Code that draws figures:
* BEGIN *

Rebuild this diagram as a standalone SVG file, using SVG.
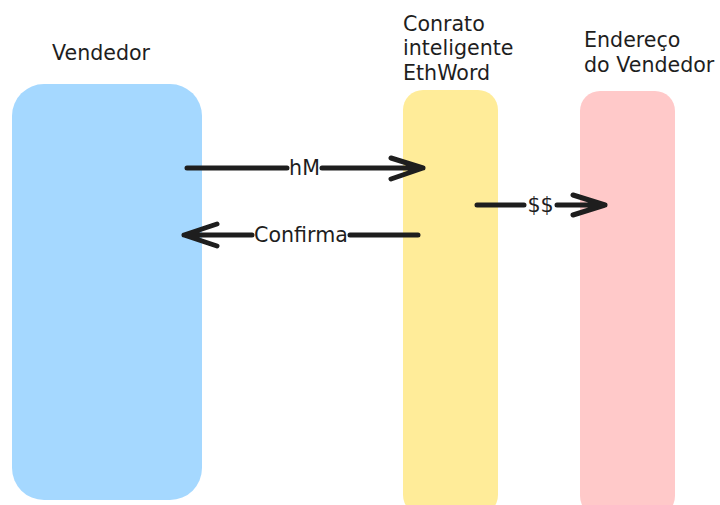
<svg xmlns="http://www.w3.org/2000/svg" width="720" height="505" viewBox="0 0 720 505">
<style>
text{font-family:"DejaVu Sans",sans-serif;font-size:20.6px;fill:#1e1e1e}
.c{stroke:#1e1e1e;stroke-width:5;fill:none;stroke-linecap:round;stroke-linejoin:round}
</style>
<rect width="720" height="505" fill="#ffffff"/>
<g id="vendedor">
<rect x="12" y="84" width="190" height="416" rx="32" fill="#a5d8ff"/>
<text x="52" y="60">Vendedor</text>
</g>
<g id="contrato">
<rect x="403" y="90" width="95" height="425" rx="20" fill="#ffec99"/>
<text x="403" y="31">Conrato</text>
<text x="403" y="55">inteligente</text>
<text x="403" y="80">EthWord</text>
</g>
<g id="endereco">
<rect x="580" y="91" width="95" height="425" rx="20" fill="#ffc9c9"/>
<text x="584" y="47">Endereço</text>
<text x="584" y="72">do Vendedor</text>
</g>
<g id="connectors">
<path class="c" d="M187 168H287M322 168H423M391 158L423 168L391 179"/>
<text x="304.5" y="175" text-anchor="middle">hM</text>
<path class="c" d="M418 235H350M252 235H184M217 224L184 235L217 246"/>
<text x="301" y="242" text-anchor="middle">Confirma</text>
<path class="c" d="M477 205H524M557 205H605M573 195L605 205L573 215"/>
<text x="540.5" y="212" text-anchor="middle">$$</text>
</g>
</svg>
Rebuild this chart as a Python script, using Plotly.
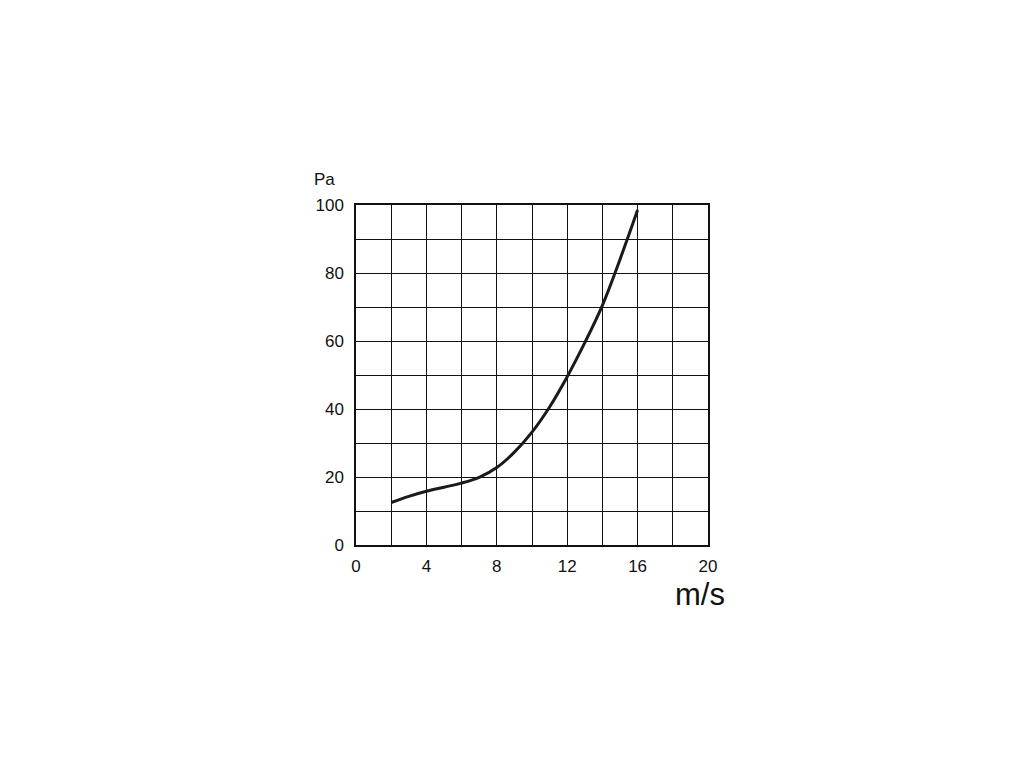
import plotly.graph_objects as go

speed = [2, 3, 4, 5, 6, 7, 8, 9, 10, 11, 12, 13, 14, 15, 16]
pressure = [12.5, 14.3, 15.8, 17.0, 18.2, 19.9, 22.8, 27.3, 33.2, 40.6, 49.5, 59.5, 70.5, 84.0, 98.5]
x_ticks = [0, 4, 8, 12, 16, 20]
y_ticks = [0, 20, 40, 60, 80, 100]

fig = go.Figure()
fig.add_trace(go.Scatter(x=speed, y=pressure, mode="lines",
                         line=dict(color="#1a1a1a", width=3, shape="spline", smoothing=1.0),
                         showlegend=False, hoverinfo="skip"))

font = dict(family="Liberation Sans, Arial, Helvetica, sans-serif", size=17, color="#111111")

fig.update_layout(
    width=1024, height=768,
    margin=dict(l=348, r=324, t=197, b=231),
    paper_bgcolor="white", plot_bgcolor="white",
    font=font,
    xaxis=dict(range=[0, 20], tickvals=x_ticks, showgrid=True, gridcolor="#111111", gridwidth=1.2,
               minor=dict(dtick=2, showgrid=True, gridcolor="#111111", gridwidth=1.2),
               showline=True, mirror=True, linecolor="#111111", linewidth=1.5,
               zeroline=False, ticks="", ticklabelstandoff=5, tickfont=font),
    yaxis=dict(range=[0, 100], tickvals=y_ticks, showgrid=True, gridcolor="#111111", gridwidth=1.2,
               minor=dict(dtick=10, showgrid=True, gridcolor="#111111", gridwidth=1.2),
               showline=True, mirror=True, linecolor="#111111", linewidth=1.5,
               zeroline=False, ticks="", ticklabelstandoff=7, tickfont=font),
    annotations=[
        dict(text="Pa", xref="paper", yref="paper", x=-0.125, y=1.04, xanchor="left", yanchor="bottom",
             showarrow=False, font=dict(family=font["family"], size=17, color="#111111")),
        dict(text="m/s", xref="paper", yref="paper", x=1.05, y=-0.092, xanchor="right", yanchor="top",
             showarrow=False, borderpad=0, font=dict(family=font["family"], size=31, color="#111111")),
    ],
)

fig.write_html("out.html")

* END *

* **Task goal**
Leaving all pictures aside, quote each record exactly.

* **Task solution**
Rebuild this diagram as a standalone SVG file, using SVG.
<svg xmlns="http://www.w3.org/2000/svg" width="720" height="505" viewBox="0 0 720 505">
<style>
text{font-family:"DejaVu Sans",sans-serif;font-size:20.6px;fill:#1e1e1e}
.c{stroke:#1e1e1e;stroke-width:5;fill:none;stroke-linecap:round;stroke-linejoin:round}
</style>
<rect width="720" height="505" fill="#ffffff"/>
<g id="vendedor">
<rect x="12" y="84" width="190" height="416" rx="32" fill="#a5d8ff"/>
<text x="52" y="60">Vendedor</text>
</g>
<g id="contrato">
<rect x="403" y="90" width="95" height="425" rx="20" fill="#ffec99"/>
<text x="403" y="31">Conrato</text>
<text x="403" y="55">inteligente</text>
<text x="403" y="80">EthWord</text>
</g>
<g id="endereco">
<rect x="580" y="91" width="95" height="425" rx="20" fill="#ffc9c9"/>
<text x="584" y="47">Endereço</text>
<text x="584" y="72">do Vendedor</text>
</g>
<g id="connectors">
<path class="c" d="M187 168H287M322 168H423M391 158L423 168L391 179"/>
<text x="304.5" y="175" text-anchor="middle">hM</text>
<path class="c" d="M418 235H350M252 235H184M217 224L184 235L217 246"/>
<text x="301" y="242" text-anchor="middle">Confirma</text>
<path class="c" d="M477 205H524M557 205H605M573 195L605 205L573 215"/>
<text x="540.5" y="212" text-anchor="middle">$$</text>
</g>
</svg>
Rebuild this chart as a Python script, using Plotly.
import plotly.graph_objects as go

speed = [2, 3, 4, 5, 6, 7, 8, 9, 10, 11, 12, 13, 14, 15, 16]
pressure = [12.5, 14.3, 15.8, 17.0, 18.2, 19.9, 22.8, 27.3, 33.2, 40.6, 49.5, 59.5, 70.5, 84.0, 98.5]
x_ticks = [0, 4, 8, 12, 16, 20]
y_ticks = [0, 20, 40, 60, 80, 100]

fig = go.Figure()
fig.add_trace(go.Scatter(x=speed, y=pressure, mode="lines",
                         line=dict(color="#1a1a1a", width=3, shape="spline", smoothing=1.0),
                         showlegend=False, hoverinfo="skip"))

font = dict(family="Liberation Sans, Arial, Helvetica, sans-serif", size=17, color="#111111")

fig.update_layout(
    width=1024, height=768,
    margin=dict(l=348, r=324, t=197, b=231),
    paper_bgcolor="white", plot_bgcolor="white",
    font=font,
    xaxis=dict(range=[0, 20], tickvals=x_ticks, showgrid=True, gridcolor="#111111", gridwidth=1.2,
               minor=dict(dtick=2, showgrid=True, gridcolor="#111111", gridwidth=1.2),
               showline=True, mirror=True, linecolor="#111111", linewidth=1.5,
               zeroline=False, ticks="", ticklabelstandoff=5, tickfont=font),
    yaxis=dict(range=[0, 100], tickvals=y_ticks, showgrid=True, gridcolor="#111111", gridwidth=1.2,
               minor=dict(dtick=10, showgrid=True, gridcolor="#111111", gridwidth=1.2),
               showline=True, mirror=True, linecolor="#111111", linewidth=1.5,
               zeroline=False, ticks="", ticklabelstandoff=7, tickfont=font),
    annotations=[
        dict(text="Pa", xref="paper", yref="paper", x=-0.125, y=1.04, xanchor="left", yanchor="bottom",
             showarrow=False, font=dict(family=font["family"], size=17, color="#111111")),
        dict(text="m/s", xref="paper", yref="paper", x=1.05, y=-0.092, xanchor="right", yanchor="top",
             showarrow=False, borderpad=0, font=dict(family=font["family"], size=31, color="#111111")),
    ],
)

fig.write_html("out.html")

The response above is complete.